- To be done -
From the line with "Write the React, TypeScript" to the line with "import * as d3 from 'd3'", both included, repeat each line exactly and leave out the pictures.

Records excerpted from a collection:

——————

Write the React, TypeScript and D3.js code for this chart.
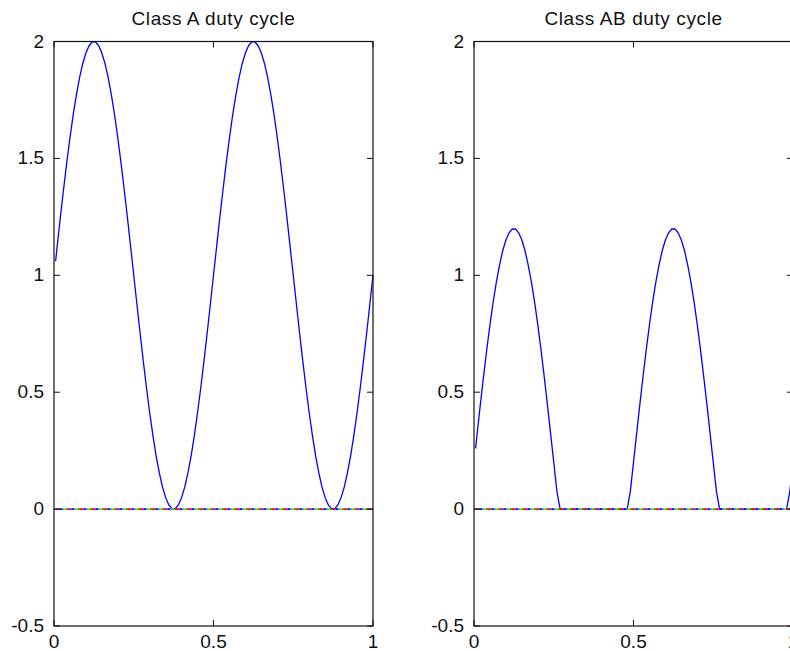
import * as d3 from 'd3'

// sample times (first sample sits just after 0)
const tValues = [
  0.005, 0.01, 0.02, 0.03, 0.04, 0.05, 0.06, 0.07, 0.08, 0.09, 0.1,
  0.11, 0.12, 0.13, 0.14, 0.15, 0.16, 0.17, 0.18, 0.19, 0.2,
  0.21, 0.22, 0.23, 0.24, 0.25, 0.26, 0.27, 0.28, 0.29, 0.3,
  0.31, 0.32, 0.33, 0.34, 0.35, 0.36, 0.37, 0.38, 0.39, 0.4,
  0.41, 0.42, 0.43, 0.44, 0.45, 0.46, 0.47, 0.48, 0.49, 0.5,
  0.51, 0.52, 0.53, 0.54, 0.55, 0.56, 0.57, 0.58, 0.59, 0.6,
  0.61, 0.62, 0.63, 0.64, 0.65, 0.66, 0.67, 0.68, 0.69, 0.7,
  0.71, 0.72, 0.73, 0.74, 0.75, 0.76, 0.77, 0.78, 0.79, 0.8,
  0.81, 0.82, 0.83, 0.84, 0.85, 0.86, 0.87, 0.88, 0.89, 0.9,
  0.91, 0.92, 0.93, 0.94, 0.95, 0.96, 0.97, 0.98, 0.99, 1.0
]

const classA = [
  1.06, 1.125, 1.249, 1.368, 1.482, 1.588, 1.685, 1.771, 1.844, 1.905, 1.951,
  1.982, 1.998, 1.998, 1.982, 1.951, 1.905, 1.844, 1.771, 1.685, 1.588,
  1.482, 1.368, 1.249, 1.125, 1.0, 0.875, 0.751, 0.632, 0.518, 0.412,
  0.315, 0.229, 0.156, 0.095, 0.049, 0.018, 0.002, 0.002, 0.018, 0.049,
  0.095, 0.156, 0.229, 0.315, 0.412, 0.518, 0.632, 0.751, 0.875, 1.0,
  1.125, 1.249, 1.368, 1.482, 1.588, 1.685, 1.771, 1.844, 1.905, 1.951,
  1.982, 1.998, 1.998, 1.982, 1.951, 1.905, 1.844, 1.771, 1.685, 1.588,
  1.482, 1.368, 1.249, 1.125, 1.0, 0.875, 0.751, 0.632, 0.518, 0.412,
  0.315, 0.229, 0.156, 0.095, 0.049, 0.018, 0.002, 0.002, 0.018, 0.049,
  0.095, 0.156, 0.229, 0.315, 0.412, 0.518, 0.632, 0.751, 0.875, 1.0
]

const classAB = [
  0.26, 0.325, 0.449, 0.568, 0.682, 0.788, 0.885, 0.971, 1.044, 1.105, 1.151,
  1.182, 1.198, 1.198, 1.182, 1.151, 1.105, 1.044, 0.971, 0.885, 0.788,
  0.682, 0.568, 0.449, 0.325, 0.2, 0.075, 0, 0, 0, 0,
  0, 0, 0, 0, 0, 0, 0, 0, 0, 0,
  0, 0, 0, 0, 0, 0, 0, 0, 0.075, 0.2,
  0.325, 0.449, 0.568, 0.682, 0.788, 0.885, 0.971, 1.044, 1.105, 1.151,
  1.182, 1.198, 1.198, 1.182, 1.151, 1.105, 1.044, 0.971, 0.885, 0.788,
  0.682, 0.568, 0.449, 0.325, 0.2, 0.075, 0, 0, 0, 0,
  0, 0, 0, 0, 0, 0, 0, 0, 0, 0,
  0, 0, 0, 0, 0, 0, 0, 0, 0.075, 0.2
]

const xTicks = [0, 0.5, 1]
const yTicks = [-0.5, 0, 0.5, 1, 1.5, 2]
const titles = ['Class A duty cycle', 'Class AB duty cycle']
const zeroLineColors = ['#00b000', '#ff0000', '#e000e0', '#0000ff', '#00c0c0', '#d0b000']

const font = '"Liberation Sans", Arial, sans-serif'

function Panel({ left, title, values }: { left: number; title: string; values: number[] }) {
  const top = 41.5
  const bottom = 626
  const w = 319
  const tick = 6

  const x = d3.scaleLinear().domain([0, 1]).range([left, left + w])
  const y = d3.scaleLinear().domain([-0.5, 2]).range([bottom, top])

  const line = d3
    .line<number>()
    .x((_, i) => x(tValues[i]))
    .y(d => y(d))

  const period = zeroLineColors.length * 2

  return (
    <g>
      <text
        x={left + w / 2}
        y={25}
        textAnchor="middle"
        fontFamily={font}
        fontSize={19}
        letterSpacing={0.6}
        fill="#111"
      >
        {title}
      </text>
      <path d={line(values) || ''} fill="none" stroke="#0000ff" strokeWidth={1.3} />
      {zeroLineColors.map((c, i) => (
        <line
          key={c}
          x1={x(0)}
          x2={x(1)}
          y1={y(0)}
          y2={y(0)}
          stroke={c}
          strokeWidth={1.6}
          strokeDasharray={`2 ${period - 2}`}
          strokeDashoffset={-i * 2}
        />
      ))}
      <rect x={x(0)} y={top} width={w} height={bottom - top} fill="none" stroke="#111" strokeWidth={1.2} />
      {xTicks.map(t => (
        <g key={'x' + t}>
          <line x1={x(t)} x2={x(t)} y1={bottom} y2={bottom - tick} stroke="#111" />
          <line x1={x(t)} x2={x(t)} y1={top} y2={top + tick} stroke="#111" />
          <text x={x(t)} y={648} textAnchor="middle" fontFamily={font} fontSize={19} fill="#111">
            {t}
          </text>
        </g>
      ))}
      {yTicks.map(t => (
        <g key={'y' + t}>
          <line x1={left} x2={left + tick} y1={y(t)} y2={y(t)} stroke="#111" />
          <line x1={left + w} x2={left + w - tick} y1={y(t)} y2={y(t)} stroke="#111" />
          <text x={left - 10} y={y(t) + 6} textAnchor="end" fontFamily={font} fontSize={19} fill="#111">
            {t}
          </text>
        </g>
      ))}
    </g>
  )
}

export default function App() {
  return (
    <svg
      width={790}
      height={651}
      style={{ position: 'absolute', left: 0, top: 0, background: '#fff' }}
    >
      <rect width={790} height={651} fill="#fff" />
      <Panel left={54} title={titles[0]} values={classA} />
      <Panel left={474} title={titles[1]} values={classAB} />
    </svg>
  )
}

——————

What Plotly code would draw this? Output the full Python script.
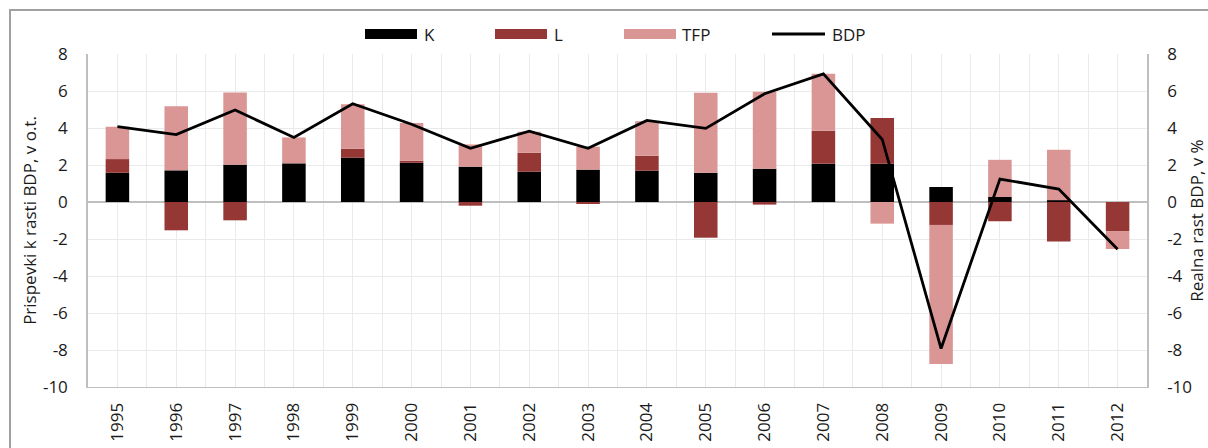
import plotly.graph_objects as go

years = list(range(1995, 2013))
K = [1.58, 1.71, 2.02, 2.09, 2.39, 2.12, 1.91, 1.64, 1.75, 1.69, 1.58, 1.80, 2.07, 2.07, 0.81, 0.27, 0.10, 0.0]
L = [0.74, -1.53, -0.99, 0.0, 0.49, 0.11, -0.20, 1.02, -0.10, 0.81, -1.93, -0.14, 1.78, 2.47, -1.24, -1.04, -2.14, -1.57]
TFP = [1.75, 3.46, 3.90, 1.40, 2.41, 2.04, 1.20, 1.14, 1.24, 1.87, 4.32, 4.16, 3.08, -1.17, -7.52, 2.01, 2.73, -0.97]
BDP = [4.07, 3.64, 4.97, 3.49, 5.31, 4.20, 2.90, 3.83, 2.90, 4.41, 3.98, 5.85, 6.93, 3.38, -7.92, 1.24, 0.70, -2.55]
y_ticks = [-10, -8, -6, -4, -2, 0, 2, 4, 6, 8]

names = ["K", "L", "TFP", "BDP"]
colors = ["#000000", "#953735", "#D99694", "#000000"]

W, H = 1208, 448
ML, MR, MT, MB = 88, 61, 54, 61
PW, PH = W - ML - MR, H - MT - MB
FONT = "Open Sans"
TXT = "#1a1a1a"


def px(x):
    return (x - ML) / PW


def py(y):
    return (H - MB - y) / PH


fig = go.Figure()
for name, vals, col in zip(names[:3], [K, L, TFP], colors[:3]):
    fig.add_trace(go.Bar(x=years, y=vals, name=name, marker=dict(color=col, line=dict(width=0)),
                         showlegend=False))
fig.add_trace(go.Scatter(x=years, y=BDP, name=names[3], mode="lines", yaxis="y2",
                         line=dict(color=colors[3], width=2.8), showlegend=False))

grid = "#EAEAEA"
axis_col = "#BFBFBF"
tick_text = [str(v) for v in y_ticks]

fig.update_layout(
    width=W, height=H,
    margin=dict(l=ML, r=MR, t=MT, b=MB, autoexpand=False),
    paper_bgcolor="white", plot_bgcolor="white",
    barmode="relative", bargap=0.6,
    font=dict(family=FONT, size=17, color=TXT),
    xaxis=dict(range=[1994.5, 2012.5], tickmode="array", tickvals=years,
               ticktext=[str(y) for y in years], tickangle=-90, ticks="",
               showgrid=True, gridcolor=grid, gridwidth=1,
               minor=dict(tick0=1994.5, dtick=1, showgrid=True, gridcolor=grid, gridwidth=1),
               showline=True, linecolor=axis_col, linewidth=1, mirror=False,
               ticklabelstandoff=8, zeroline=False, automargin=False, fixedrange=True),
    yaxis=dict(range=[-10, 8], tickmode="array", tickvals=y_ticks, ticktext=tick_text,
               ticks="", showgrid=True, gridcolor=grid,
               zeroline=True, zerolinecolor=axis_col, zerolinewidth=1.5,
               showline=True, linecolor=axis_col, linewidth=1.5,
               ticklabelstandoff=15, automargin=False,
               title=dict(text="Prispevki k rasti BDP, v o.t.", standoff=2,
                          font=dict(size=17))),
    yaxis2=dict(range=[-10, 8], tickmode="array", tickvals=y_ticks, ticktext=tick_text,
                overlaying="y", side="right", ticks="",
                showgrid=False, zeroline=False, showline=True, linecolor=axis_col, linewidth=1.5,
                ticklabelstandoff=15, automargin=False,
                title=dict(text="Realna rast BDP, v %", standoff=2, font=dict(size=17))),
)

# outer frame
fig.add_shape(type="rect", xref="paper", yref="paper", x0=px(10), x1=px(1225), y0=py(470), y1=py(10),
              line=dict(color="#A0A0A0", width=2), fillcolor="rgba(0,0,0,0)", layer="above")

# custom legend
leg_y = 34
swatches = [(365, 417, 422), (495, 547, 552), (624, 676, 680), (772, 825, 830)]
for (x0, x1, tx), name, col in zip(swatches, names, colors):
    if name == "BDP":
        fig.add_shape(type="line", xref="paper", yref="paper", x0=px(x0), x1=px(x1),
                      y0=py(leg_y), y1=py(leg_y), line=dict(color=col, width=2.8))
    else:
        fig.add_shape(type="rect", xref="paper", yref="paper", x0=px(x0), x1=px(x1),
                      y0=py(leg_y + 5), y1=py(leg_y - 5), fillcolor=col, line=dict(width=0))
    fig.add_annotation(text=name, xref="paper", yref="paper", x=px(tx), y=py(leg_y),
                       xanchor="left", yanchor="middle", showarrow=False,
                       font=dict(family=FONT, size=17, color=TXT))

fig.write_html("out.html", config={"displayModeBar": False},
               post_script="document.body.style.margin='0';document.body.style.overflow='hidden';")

——————

- Exercise output -
Write the React, TypeScript and D3.js code for this chart.
import * as d3 from 'd3'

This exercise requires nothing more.